また、国内外の先進的な導入事例から学ぶことは非常に有効です。例えば、多くの国際空港や大規模交通ターミナルでは、多言語対応とUDを高度に融合させたサインシステムが導入されています。これらの事例は、単に複数の言語を併記するだけでなく、情報デザイン、テクノロジー活用、設置方法などにおいて、利用者の行動特性や認知特性に基づいた工夫が凝らされています。具体的な事例を分析することで、自らのプロジェクトにおける設計アイデアや課題解決のヒントを得ることができます。
5. まとめと今後の展望
公共空間における案内サイン計画は、単に場所を示すだけでなく、インクルーシブな社会の実現に寄与する重要な要素です。多言語化とUDの視点を取り入れることは、増加する多様な利用者のニーズに応え、すべての人が安全かつ快適に公共空間を利用できるようにするために不可欠です。
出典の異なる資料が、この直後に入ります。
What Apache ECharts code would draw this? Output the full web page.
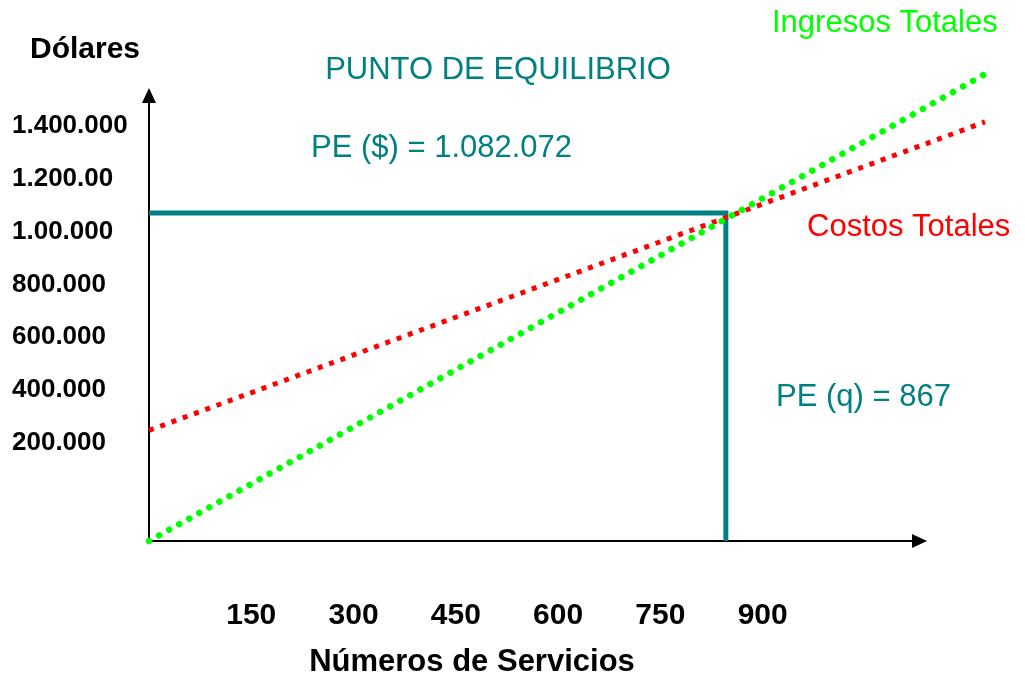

実践的なサイン計画においては、UDの基本原則に基づき視認性と分かりやすさを徹底するとともに、対象言語の適切な選定、正確な翻訳、効果的な視覚要素の活用といった多言語化の考慮事項を統合する必要があります。さらに、デジタル技術や多感覚的な情報提供手段の導入、そして多様な利用者の参加による検証プロセスを経ることで、より質の高い、真にユニバーサルなサインシステムを構築することが可能になります。
今後、技術の進化や社会の変化に伴い、案内サインのあり方も変化していくでしょう。常に最新の基準や技術動向、そして何よりも利用者の声に耳を傾けながら、公共空間における情報提供のあり方を継続的に改善していくことが求められます。